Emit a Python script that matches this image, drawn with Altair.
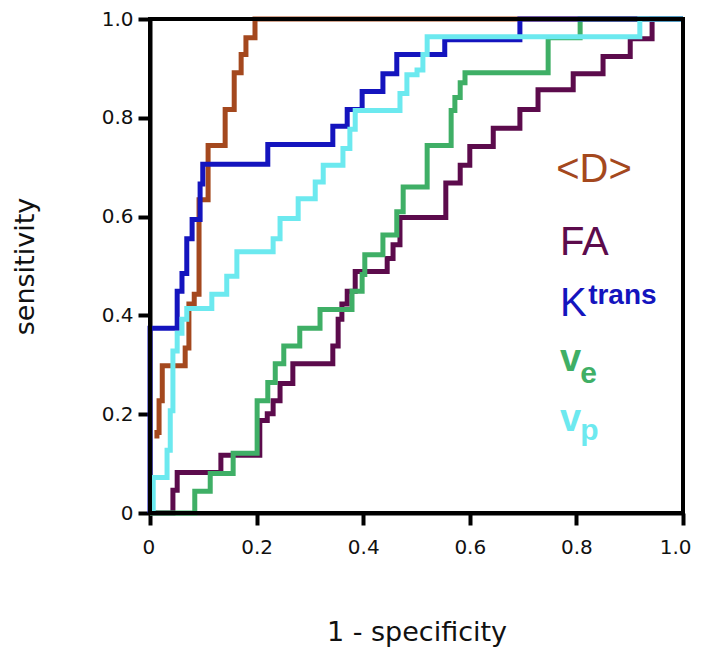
import altair as alt
import pandas as pd

# ---- data (1 - specificity, sensitivity) step corners ----
series_names = ["<D>", "FA", "Ktrans", "ve", "vp"]
series_colors = ["#A4481E", "#5C0B4C", "#1414BE", "#3FAF66", "#6CE9EF"]

d_x = [0.013, 0.017, 0.023, 0.066, 0.073, 0.083, 0.092, 0.109, 0.141, 0.158, 0.171, 0.180, 0.197, 1.0]
d_y = [0.151, 0.163, 0.227, 0.298, 0.334, 0.423, 0.443, 0.634, 0.744, 0.817, 0.891, 0.928, 0.962, 1.0]

fa_x = [0, 0.043, 0.051, 0.133, 0.206, 0.220, 0.231, 0.244, 0.268, 0.343, 0.353, 0.360, 0.370, 0.385,
        0.445, 0.456, 0.469, 0.555, 0.582, 0.600, 0.644, 0.694, 0.728, 0.794, 0.850, 0.901, 0.942, 1.0]
fa_y = [0, 0, 0.046, 0.082, 0.117, 0.187, 0.201, 0.227, 0.262, 0.302, 0.338, 0.392, 0.423, 0.449,
        0.489, 0.515, 0.543, 0.598, 0.668, 0.704, 0.742, 0.779, 0.817, 0.857, 0.889, 0.924, 0.960, 1.0]

kt_x = [0, 0.051, 0.060, 0.069, 0.079, 0.094, 0.099, 0.221, 0.343, 0.370, 0.398, 0.437, 0.463, 0.553, 0.694, 1.0]
kt_y = [0, 0.374, 0.449, 0.485, 0.555, 0.594, 0.666, 0.706, 0.746, 0.783, 0.817, 0.853, 0.889, 0.928, 0.958, 1.0]

ve_x = [0, 0.084, 0.113, 0.156, 0.201, 0.221, 0.235, 0.251, 0.281, 0.319, 0.379, 0.398, 0.403, 0.437,
        0.463, 0.475, 0.520, 0.565, 0.572, 0.582, 0.591, 0.747, 0.807, 1.0]
ve_y = [0, 0, 0.044, 0.080, 0.121, 0.227, 0.264, 0.302, 0.338, 0.374, 0.412, 0.449, 0.483, 0.523,
        0.563, 0.610, 0.660, 0.744, 0.815, 0.841, 0.871, 0.891, 0.962, 1.0]

vp_x = [0.006, 0.032, 0.038, 0.043, 0.051, 0.060, 0.069, 0.116, 0.144, 0.163, 0.231, 0.244, 0.278,
        0.310, 0.325, 0.362, 0.375, 0.385, 0.469, 0.482, 0.501, 0.512, 0.520, 0.919, 1.0]
vp_y = [0, 0.072, 0.127, 0.207, 0.328, 0.364, 0.392, 0.414, 0.443, 0.479, 0.529, 0.555, 0.596,
        0.636, 0.670, 0.704, 0.738, 0.777, 0.815, 0.849, 0.887, 0.897, 0.928, 0.964, 1.0]

tick_values = [0, 0.2, 0.4, 0.6, 0.8, 1.0]

series_data = {"<D>": (d_x, d_y), "FA": (fa_x, fa_y), "Ktrans": (kt_x, kt_y),
               "ve": (ve_x, ve_y), "vp": (vp_x, vp_y)}
draw_order = ["<D>", "FA", "ve", "Ktrans", "vp"]

W, H = 533, 494
AX_FONT = "DejaVu Sans"
LBL_FONT = "Liberation Sans"

xs = alt.Scale(domain=[0, 1], nice=False, zero=False)
ys = alt.Scale(domain=[0, 1], nice=False, zero=False)
label_expr = "datum.value == 0 ? '0' : format(datum.value, '.1f')"

x_axis = alt.Axis(values=tick_values, title="1 - specificity", labelExpr=label_expr,
                  labelFlush=True, labelFlushOffset=8, labelPadding=12, titlePadding=62)
y_axis = alt.Axis(values=tick_values, title="sensitivity", labelExpr=label_expr,
                  labelFlush=False, labelPadding=5, titlePadding=62)
color_scale = alt.Scale(domain=series_names, range=series_colors)

layers = []
for name in draw_order:
    sx, sy = series_data[name]
    df = pd.DataFrame({"fpr": sx, "tpr": sy, "i": list(range(len(sx))), "series": name})
    layers.append(
        alt.Chart(df).mark_line(interpolate="step-before", strokeWidth=5).encode(
            x=alt.X("fpr:Q", scale=xs, axis=x_axis),
            y=alt.Y("tpr:Q", scale=ys, axis=y_axis),
            color=alt.Color("series:N", scale=color_scale, legend=None),
            order=alt.Order("i:Q"),
        )
    )

# frame on top
frame_df = pd.DataFrame({"fpr": [0], "fpr2": [1], "tpr": [0], "tpr2": [1]})
frame = alt.Chart(frame_df).mark_rect(fillOpacity=0, stroke="black", strokeWidth=4).encode(
    x=alt.X("fpr:Q", scale=xs, axis=x_axis), x2="fpr2:Q",
    y=alt.Y("tpr:Q", scale=ys, axis=y_axis), y2="tpr2:Q",
)
layers.append(frame)

# in-plot labels (text, colour, position in data units, size, weight)
labels = [
    ("<D>", series_colors[0], 0.762, 0.670, 40, "normal"),
    ("FA", series_colors[1], 0.769, 0.523, 40, "normal"),
    ("K", series_colors[2], 0.769, 0.398, 40, "normal"),
    ("trans", series_colors[2], 0.822, 0.4225, 28, "bold"),
    ("v", series_colors[3], 0.769, 0.288, 38, "bold"),
    ("e", series_colors[3], 0.807, 0.264, 30, "bold"),
    ("v", series_colors[4], 0.769, 0.167, 38, "bold"),
    ("p", series_colors[4], 0.807, 0.147, 30, "bold"),
]
for txt, col, lx, ly, size, weight in labels:
    ldf = pd.DataFrame({"t": [txt], "fpr": [lx], "tpr": [ly]})
    layers.append(
        alt.Chart(ldf).mark_text(
            align="left", baseline="alphabetic", font=LBL_FONT, fontSize=size,
            fontWeight=weight, color=col
        ).encode(
            x=alt.X("fpr:Q", scale=xs, axis=x_axis),
            y=alt.Y("tpr:Q", scale=ys, axis=y_axis),
            text="t:N",
        )
    )

chart = alt.layer(*layers).properties(
    width=W, height=H,
    autosize=alt.AutoSizeParams(type="none"),
    padding={"left": 142, "top": 11, "right": 11, "bottom": 134},
    background="white",
).configure_view(stroke=None).configure_axis(
    grid=False, domainColor="black", domainWidth=4, tickColor="black", tickWidth=4,
    tickSize=12, labelFont=AX_FONT, labelFontSize=20, labelColor="#111111",
    titleFont=AX_FONT, titleFontSize=27, titleFontWeight="normal", titleColor="#111111",
)

chart.save("out.html", embed_options={"renderer": "svg", "actions": False})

- _WHAT TO PRODUCE_: Leave out all pictures, then copy the remaining material exactly.

- _IN RESPONSE_:
Emit a Python script that matches this image, drawn with Altair.
import altair as alt
import pandas as pd

# ---- data (1 - specificity, sensitivity) step corners ----
series_names = ["<D>", "FA", "Ktrans", "ve", "vp"]
series_colors = ["#A4481E", "#5C0B4C", "#1414BE", "#3FAF66", "#6CE9EF"]

d_x = [0.013, 0.017, 0.023, 0.066, 0.073, 0.083, 0.092, 0.109, 0.141, 0.158, 0.171, 0.180, 0.197, 1.0]
d_y = [0.151, 0.163, 0.227, 0.298, 0.334, 0.423, 0.443, 0.634, 0.744, 0.817, 0.891, 0.928, 0.962, 1.0]

fa_x = [0, 0.043, 0.051, 0.133, 0.206, 0.220, 0.231, 0.244, 0.268, 0.343, 0.353, 0.360, 0.370, 0.385,
        0.445, 0.456, 0.469, 0.555, 0.582, 0.600, 0.644, 0.694, 0.728, 0.794, 0.850, 0.901, 0.942, 1.0]
fa_y = [0, 0, 0.046, 0.082, 0.117, 0.187, 0.201, 0.227, 0.262, 0.302, 0.338, 0.392, 0.423, 0.449,
        0.489, 0.515, 0.543, 0.598, 0.668, 0.704, 0.742, 0.779, 0.817, 0.857, 0.889, 0.924, 0.960, 1.0]

kt_x = [0, 0.051, 0.060, 0.069, 0.079, 0.094, 0.099, 0.221, 0.343, 0.370, 0.398, 0.437, 0.463, 0.553, 0.694, 1.0]
kt_y = [0, 0.374, 0.449, 0.485, 0.555, 0.594, 0.666, 0.706, 0.746, 0.783, 0.817, 0.853, 0.889, 0.928, 0.958, 1.0]

ve_x = [0, 0.084, 0.113, 0.156, 0.201, 0.221, 0.235, 0.251, 0.281, 0.319, 0.379, 0.398, 0.403, 0.437,
        0.463, 0.475, 0.520, 0.565, 0.572, 0.582, 0.591, 0.747, 0.807, 1.0]
ve_y = [0, 0, 0.044, 0.080, 0.121, 0.227, 0.264, 0.302, 0.338, 0.374, 0.412, 0.449, 0.483, 0.523,
        0.563, 0.610, 0.660, 0.744, 0.815, 0.841, 0.871, 0.891, 0.962, 1.0]

vp_x = [0.006, 0.032, 0.038, 0.043, 0.051, 0.060, 0.069, 0.116, 0.144, 0.163, 0.231, 0.244, 0.278,
        0.310, 0.325, 0.362, 0.375, 0.385, 0.469, 0.482, 0.501, 0.512, 0.520, 0.919, 1.0]
vp_y = [0, 0.072, 0.127, 0.207, 0.328, 0.364, 0.392, 0.414, 0.443, 0.479, 0.529, 0.555, 0.596,
        0.636, 0.670, 0.704, 0.738, 0.777, 0.815, 0.849, 0.887, 0.897, 0.928, 0.964, 1.0]

tick_values = [0, 0.2, 0.4, 0.6, 0.8, 1.0]

series_data = {"<D>": (d_x, d_y), "FA": (fa_x, fa_y), "Ktrans": (kt_x, kt_y),
               "ve": (ve_x, ve_y), "vp": (vp_x, vp_y)}
draw_order = ["<D>", "FA", "ve", "Ktrans", "vp"]

W, H = 533, 494
AX_FONT = "DejaVu Sans"
LBL_FONT = "Liberation Sans"

xs = alt.Scale(domain=[0, 1], nice=False, zero=False)
ys = alt.Scale(domain=[0, 1], nice=False, zero=False)
label_expr = "datum.value == 0 ? '0' : format(datum.value, '.1f')"

x_axis = alt.Axis(values=tick_values, title="1 - specificity", labelExpr=label_expr,
                  labelFlush=True, labelFlushOffset=8, labelPadding=12, titlePadding=62)
y_axis = alt.Axis(values=tick_values, title="sensitivity", labelExpr=label_expr,
                  labelFlush=False, labelPadding=5, titlePadding=62)
color_scale = alt.Scale(domain=series_names, range=series_colors)

layers = []
for name in draw_order:
    sx, sy = series_data[name]
    df = pd.DataFrame({"fpr": sx, "tpr": sy, "i": list(range(len(sx))), "series": name})
    layers.append(
        alt.Chart(df).mark_line(interpolate="step-before", strokeWidth=5).encode(
            x=alt.X("fpr:Q", scale=xs, axis=x_axis),
            y=alt.Y("tpr:Q", scale=ys, axis=y_axis),
            color=alt.Color("series:N", scale=color_scale, legend=None),
            order=alt.Order("i:Q"),
        )
    )

# frame on top
frame_df = pd.DataFrame({"fpr": [0], "fpr2": [1], "tpr": [0], "tpr2": [1]})
frame = alt.Chart(frame_df).mark_rect(fillOpacity=0, stroke="black", strokeWidth=4).encode(
    x=alt.X("fpr:Q", scale=xs, axis=x_axis), x2="fpr2:Q",
    y=alt.Y("tpr:Q", scale=ys, axis=y_axis), y2="tpr2:Q",
)
layers.append(frame)

# in-plot labels (text, colour, position in data units, size, weight)
labels = [
    ("<D>", series_colors[0], 0.762, 0.670, 40, "normal"),
    ("FA", series_colors[1], 0.769, 0.523, 40, "normal"),
    ("K", series_colors[2], 0.769, 0.398, 40, "normal"),
    ("trans", series_colors[2], 0.822, 0.4225, 28, "bold"),
    ("v", series_colors[3], 0.769, 0.288, 38, "bold"),
    ("e", series_colors[3], 0.807, 0.264, 30, "bold"),
    ("v", series_colors[4], 0.769, 0.167, 38, "bold"),
    ("p", series_colors[4], 0.807, 0.147, 30, "bold"),
]
for txt, col, lx, ly, size, weight in labels:
    ldf = pd.DataFrame({"t": [txt], "fpr": [lx], "tpr": [ly]})
    layers.append(
        alt.Chart(ldf).mark_text(
            align="left", baseline="alphabetic", font=LBL_FONT, fontSize=size,
            fontWeight=weight, color=col
        ).encode(
            x=alt.X("fpr:Q", scale=xs, axis=x_axis),
            y=alt.Y("tpr:Q", scale=ys, axis=y_axis),
            text="t:N",
        )
    )

chart = alt.layer(*layers).properties(
    width=W, height=H,
    autosize=alt.AutoSizeParams(type="none"),
    padding={"left": 142, "top": 11, "right": 11, "bottom": 134},
    background="white",
).configure_view(stroke=None).configure_axis(
    grid=False, domainColor="black", domainWidth=4, tickColor="black", tickWidth=4,
    tickSize=12, labelFont=AX_FONT, labelFontSize=20, labelColor="#111111",
    titleFont=AX_FONT, titleFontSize=27, titleFontWeight="normal", titleColor="#111111",
)

chart.save("out.html", embed_options={"renderer": "svg", "actions": False})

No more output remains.